A palavra assédio aparecerá muito nos balanços que hão-de
ser feitos de 2017, por culpa dos escândalos de assédio sexual envolvendo
nomes importantes de Hollywood. É como se o assédio fosse coisa de gente fina,
actores, produtores, actrizes, músicos, artistas. Por cá, o assédio não existe.
Não temos gente fina. Somos um país de brandos costumes povoado por saloios e singelíssimas elites, paraíso plantado à
beira da Europa. Não há portugueses nos Panama Papers, a WikiLeaks é para gente
do topo. Estará Portugal no mapa? Nós somos da base, isto é, somos do buraco onde há muito nos enfiámos.
O turista gosta de Portugal porque Portugal não tem dessas coisas ruins que se vêem lá fora, tem a
Madonna à procura de casa. Chega. E baladas comoventes que conquistam festivais, e a luva branca do Éderzito. Certo, temos incêndios. Mas que é isso comparado com Allahu
Akbar? Eucaliptos em chamas não gritam Allahu Akbar! Se o maior defeito de
Portugal é esbanjar dinheiro em copos e gajas, aí estamos nós presidindo à
instituição que inda agora nos acusava de esbanjarmos dinheiro com copos e
gajas. Como se fosse defeito. Os estupradores portugueses não assediam nem
violam, fazem festinhas. Ninguém leva mal. Entretanto, um poema da brasileira
Nina Rizzi para balanço de 2017:
e danço um tango com você
eu li nas tls do mundo que mazombos e mazombas
acham bem normal um estupro, que as mina tão se
entregando
assim facim facim
e eu lembro que os afegãos estupram mulheres de burca
porque elas exageram no kajal e rímel
eu ouço que uma menina de 8 dá rindo o que eu não dou
chorando.
tenho vontade de vomitar enquanto olho o vão do metrô que
nunca
vai chegar.
não sai nos jornais, inúmeras gentes —
essas mulherzinhas também —
se jogam ali todos os dias.
eu não vomito. Hoje é aniversário da maria e quero
enfeitar seu corpo
de flores, de cheiros e uivos.
toda vez que penso na maria tenho vontade de chorar.
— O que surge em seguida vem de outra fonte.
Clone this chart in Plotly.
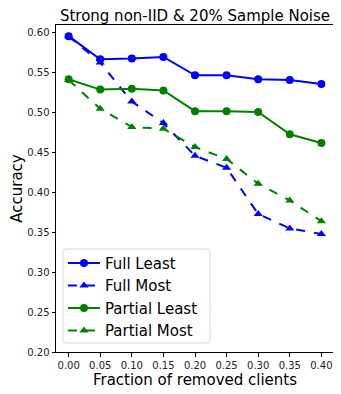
import plotly.graph_objects as go

# fraction of removed clients
fractions = [0.00, 0.05, 0.10, 0.15, 0.20, 0.25, 0.30, 0.35, 0.40]

full_least = [0.596, 0.567, 0.568, 0.570, 0.547, 0.547, 0.542, 0.541, 0.536]
full_most = [0.596, 0.563, 0.514, 0.487, 0.446, 0.431, 0.373, 0.355, 0.348]
partial_least = [0.542, 0.529, 0.530, 0.528, 0.502, 0.502, 0.501, 0.473, 0.462]
partial_most = [0.541, 0.505, 0.482, 0.480, 0.457, 0.442, 0.411, 0.390, 0.364]

series = [
    ("Full Least", full_least, "blue", "solid", "circle"),
    ("Full Most", full_most, "blue", "dash", "triangle-up"),
    ("Partial Least", partial_least, "green", "solid", "circle"),
    ("Partial Most", partial_most, "green", "dash", "triangle-up"),
]

fig = go.Figure()
for name, vals, col, dash, sym in series:
    fig.add_trace(go.Scatter(
        x=fractions, y=vals, name=name, mode="lines+markers",
        line=dict(color=col, width=2, dash=dash),
        marker=dict(color=col, symbol=sym, size=8),
    ))

axis_style = dict(
    showline=True, linecolor="black", linewidth=1, mirror=True,
    ticks="outside", ticklen=3.5, tickcolor="black",
    showgrid=False, zeroline=False, automargin=False,
    tickfont=dict(size=10, color="#222"),
)

# rounded legend frame (matplotlib style), drawn as a shape behind the legend text
x0, x1, y0, y1, r = 0.025, 0.554, 0.0275, 0.315, 0.012
ry = r * 278 / 327
frame = (f"M {x0+r},{y0} L {x1-r},{y0} Q {x1},{y0} {x1},{y0+ry} "
         f"L {x1},{y1-ry} Q {x1},{y1} {x1-r},{y1} L {x0+r},{y1} "
         f"Q {x0},{y1} {x0},{y1-ry} L {x0},{y0+ry} Q {x0},{y0} {x0+r},{y0} Z")

# page body has an 8px margin, so the figure is sized/offset to compensate
fig.update_layout(
    width=333, height=386,
    margin=dict(l=48, r=7, t=17, b=42),
    paper_bgcolor="white", plot_bgcolor="white",
    font=dict(family="DejaVu Sans", color="black"),
    title=dict(text="Strong non-IID & 20% Sample Noise", xref="paper", x=0.5, xanchor="center",
               y=0.981, yanchor="middle", font=dict(size=15)),
    xaxis=dict(range=[-0.02, 0.42], tickvals=fractions, tickformat=".2f",
               title=dict(text="Fraction of removed clients", font=dict(size=15), standoff=4),
               **axis_style),
    yaxis=dict(range=[0.2, 0.61], dtick=0.05, tick0=0.2, tickformat=".2f",
               title=dict(text="Accuracy", font=dict(size=15), standoff=4),
               **axis_style),
    shapes=[dict(type="path", path=frame, xref="paper", yref="paper", layer="above",
                 fillcolor="rgba(255,255,255,0.85)", line=dict(color="#d8d8d8", width=1))],
    legend=dict(x=0.025, y=0.016, xanchor="left", yanchor="bottom",
                bgcolor="rgba(0,0,0,0)", borderwidth=0,
                font=dict(size=15), tracegroupgap=0, itemwidth=32),
)

fig.write_html("out.html")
eu perdoo o mito da superioridade de kipling. perdoo o
esquerdismo
do ggm.
eu perdoo o oportunismo dos poetas do meu tempo.
você, peço licença ao seu pai exú, te perdoo não.
não engulo a sua arte e te mataria por isso,
sr. polanski, sr. brando, sr. aleijadinho.
penso nas normalidades desses senhores
ela se insinua
é pelo cinema, é por amor
por deus, deixe — viver a vida
ora, uma maria assim tão dada
uma maria assim tão nua
uma maria assim com virgindade tão apertada
uma maria como todas as outras, pronta pra violação.
maria, seus olhos imensos duas amêndoas me comovem.
sei que não sei dar amor a quem me estende a mão
eu amo o feio e a deformação
mas olha, você me olha
e eu só quero encher seu corpo das flores mais lindas
eu te amo maria
seu território também é meu
seu silêncio também é meu
amo você todos olhos moles, todas as marias violadas,
anônimas.
Nina Rizzi, in geografia dos ossos, Douda Correria,
Fevereiro de 2015, s/p.
3 comentários:
obrigada, Henrique. Pelas tuas palavras e pelo poema (que vou levar). Há tanto para falar sobre isto, todos temos tanto a aprender e a escutar. O assédio, a violência, têm progredido sob o manto do silêncio. Não, não se pode continuar em silêncio.
Muito bom.
Bom domingo
Domingo de trabalho, Ana. Mas obrigado.
Leva, leva, Maria. Leva e dá-lhe voz.